SUPPLIED RECORDS =>
####################
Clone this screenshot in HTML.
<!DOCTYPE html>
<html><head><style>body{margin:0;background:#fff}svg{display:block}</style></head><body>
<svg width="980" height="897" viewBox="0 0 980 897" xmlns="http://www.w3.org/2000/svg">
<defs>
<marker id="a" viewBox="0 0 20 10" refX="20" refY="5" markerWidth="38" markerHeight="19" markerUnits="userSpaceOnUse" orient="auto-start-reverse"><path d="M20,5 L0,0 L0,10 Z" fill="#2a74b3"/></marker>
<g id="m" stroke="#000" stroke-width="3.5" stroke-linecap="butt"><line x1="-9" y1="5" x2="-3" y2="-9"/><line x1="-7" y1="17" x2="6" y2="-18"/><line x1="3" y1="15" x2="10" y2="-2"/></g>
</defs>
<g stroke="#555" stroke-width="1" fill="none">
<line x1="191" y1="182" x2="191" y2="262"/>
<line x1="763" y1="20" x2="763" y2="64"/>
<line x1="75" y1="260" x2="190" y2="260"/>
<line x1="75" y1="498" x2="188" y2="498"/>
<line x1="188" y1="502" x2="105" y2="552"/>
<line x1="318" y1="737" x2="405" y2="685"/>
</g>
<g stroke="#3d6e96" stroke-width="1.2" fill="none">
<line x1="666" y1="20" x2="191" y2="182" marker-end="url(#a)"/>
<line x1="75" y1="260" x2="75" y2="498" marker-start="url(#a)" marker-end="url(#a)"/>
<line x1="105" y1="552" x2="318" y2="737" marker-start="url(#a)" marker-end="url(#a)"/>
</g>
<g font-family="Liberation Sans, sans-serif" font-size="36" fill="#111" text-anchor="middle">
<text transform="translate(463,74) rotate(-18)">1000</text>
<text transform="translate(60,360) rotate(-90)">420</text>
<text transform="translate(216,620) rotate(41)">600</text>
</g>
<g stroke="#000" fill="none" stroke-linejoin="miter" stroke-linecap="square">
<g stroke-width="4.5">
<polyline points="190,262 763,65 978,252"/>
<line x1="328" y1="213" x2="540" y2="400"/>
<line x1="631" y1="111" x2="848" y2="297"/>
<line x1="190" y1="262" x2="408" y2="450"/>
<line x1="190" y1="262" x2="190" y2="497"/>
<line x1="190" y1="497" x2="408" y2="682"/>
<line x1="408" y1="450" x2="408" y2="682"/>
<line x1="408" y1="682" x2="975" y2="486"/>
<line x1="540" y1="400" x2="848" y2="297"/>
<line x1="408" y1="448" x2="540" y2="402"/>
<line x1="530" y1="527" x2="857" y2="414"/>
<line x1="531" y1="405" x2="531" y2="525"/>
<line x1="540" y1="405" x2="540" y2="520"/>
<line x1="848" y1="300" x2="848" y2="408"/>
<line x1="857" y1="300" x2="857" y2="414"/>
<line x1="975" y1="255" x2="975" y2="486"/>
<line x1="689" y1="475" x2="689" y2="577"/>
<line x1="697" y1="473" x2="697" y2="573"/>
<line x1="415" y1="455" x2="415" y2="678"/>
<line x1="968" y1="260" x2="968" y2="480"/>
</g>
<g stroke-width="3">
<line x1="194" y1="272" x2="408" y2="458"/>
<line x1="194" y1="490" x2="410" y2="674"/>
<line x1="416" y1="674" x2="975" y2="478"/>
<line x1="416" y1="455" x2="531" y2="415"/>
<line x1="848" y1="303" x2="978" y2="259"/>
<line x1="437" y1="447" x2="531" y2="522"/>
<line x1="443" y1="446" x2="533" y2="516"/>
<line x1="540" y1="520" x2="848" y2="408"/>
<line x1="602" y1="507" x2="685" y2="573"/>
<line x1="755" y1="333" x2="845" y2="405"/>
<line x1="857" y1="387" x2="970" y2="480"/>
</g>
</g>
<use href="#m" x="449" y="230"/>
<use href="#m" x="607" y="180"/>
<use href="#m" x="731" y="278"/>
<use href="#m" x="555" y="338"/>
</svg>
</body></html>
####################
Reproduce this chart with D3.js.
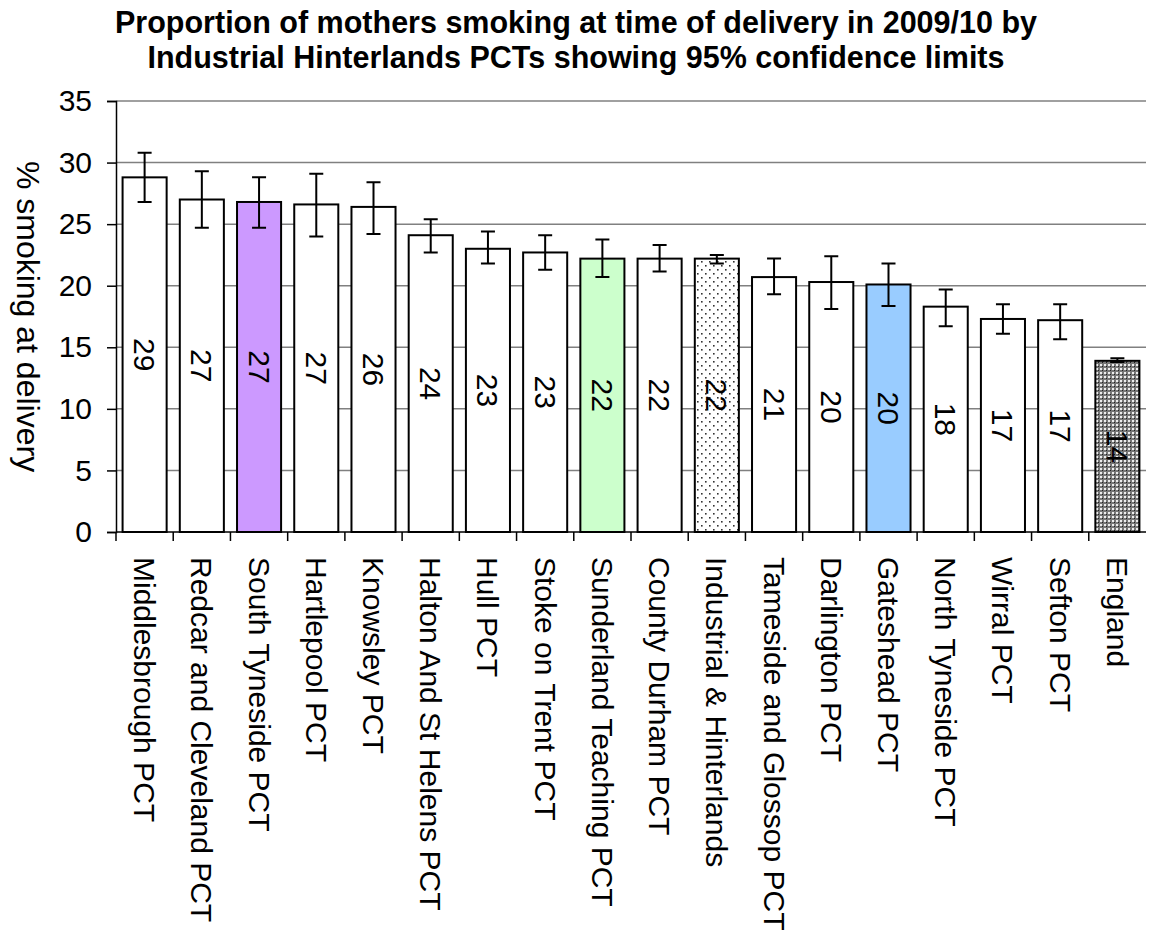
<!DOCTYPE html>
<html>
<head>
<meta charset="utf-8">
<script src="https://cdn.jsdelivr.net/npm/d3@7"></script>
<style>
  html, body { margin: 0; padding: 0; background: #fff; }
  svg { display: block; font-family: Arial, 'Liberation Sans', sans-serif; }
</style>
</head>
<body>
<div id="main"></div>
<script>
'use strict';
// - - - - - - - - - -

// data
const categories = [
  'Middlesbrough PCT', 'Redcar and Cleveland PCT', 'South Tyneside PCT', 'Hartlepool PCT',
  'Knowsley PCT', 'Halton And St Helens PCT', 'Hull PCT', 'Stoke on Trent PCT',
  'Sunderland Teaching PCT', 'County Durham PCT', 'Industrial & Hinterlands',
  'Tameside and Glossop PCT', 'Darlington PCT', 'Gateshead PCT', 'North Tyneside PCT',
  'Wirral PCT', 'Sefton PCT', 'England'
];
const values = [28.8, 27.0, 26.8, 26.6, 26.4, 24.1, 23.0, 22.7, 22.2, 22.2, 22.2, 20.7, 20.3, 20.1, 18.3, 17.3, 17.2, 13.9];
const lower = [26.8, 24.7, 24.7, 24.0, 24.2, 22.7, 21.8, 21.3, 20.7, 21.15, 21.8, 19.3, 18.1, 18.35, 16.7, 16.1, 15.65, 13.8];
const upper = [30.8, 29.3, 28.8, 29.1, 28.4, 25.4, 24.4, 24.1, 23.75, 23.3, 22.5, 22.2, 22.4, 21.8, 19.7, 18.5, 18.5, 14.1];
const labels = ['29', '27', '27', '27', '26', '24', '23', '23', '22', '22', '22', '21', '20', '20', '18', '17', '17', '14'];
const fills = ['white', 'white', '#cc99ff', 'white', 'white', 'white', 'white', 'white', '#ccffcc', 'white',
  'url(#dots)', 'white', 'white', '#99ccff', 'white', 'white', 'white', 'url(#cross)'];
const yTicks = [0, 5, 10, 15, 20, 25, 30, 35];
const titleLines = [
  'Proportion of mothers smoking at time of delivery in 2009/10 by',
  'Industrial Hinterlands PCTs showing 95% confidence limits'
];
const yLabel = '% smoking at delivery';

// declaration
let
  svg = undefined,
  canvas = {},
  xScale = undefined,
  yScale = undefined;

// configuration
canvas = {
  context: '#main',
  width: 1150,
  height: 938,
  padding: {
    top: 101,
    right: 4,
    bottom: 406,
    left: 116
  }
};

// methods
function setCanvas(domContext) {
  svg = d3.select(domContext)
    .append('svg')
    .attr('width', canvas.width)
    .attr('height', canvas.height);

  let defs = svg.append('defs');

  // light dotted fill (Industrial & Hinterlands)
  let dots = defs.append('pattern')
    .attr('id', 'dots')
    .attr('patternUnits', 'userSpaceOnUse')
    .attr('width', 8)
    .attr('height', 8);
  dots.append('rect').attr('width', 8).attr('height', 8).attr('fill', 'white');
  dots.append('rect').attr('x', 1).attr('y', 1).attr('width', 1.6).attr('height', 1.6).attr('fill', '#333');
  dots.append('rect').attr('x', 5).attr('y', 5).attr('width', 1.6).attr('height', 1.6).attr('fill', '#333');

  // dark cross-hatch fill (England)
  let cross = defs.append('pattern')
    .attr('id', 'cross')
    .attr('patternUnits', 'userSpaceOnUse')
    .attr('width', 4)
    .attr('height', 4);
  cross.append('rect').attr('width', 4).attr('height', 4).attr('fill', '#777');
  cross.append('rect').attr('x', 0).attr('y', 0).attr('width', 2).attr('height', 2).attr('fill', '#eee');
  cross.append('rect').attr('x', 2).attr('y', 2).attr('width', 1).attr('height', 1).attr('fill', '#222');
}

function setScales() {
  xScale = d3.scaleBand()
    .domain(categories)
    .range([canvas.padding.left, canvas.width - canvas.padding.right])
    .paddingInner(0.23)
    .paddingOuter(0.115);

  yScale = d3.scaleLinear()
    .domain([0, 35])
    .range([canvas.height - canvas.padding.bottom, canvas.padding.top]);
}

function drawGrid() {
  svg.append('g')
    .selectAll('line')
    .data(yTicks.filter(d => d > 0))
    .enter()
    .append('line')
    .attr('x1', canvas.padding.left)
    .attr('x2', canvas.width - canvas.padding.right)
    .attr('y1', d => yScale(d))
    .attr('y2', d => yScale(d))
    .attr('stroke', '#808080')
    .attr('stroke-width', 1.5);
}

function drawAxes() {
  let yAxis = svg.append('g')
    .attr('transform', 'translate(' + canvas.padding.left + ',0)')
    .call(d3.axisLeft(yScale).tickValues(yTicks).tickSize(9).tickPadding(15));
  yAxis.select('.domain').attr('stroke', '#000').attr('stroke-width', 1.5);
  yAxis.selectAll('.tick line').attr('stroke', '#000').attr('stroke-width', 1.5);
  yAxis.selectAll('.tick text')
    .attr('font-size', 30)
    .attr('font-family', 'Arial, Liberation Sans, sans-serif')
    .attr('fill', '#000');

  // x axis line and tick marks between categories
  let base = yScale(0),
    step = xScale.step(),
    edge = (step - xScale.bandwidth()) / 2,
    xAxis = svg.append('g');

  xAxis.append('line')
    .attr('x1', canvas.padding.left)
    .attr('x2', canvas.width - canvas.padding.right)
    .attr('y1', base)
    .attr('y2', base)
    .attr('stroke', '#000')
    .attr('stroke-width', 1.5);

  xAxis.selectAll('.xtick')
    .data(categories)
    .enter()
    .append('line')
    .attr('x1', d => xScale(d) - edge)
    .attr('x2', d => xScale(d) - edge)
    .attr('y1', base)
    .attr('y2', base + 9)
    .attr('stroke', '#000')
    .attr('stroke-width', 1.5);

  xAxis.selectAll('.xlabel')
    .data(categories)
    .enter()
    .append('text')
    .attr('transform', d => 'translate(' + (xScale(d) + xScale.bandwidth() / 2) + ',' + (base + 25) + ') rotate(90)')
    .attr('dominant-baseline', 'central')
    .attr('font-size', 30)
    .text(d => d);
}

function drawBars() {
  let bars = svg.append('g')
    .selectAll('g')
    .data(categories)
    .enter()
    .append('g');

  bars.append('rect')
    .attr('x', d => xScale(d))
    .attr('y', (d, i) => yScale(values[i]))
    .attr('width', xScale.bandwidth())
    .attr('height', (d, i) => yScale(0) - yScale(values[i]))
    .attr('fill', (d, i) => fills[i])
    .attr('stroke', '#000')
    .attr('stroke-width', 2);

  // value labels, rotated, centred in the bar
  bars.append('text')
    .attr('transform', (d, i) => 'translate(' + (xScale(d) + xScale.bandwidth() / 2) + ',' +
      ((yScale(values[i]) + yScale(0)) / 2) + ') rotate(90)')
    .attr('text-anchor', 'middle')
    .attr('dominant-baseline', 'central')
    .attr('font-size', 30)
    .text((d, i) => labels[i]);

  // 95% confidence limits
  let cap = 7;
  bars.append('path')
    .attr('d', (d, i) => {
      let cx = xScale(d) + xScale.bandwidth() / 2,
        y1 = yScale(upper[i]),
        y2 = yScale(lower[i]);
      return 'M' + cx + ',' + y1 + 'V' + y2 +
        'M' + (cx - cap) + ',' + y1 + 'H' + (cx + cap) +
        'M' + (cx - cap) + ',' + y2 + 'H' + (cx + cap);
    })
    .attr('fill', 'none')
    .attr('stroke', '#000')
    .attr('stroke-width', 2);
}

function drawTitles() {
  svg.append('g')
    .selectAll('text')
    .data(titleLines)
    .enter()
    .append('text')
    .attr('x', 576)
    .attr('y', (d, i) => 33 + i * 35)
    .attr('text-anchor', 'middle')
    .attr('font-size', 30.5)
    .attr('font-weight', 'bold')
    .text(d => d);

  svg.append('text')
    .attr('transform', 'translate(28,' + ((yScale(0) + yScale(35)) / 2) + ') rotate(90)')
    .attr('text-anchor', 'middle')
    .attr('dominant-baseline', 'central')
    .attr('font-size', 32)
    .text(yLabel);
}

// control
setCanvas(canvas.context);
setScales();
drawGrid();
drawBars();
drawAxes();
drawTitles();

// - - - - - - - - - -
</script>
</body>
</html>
####################
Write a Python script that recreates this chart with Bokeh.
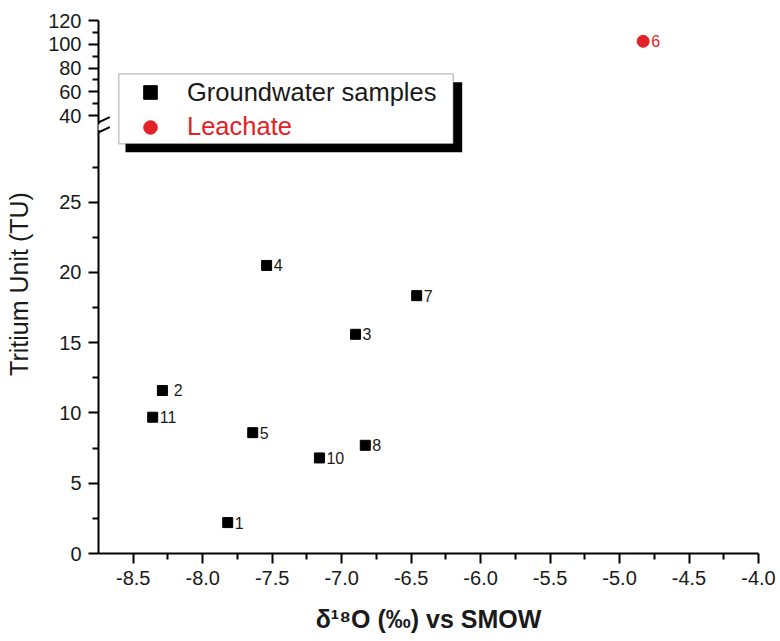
####################
Every line that holds the word "with" counts once; state the total number of such lines and nothing else.

ANSWER => 2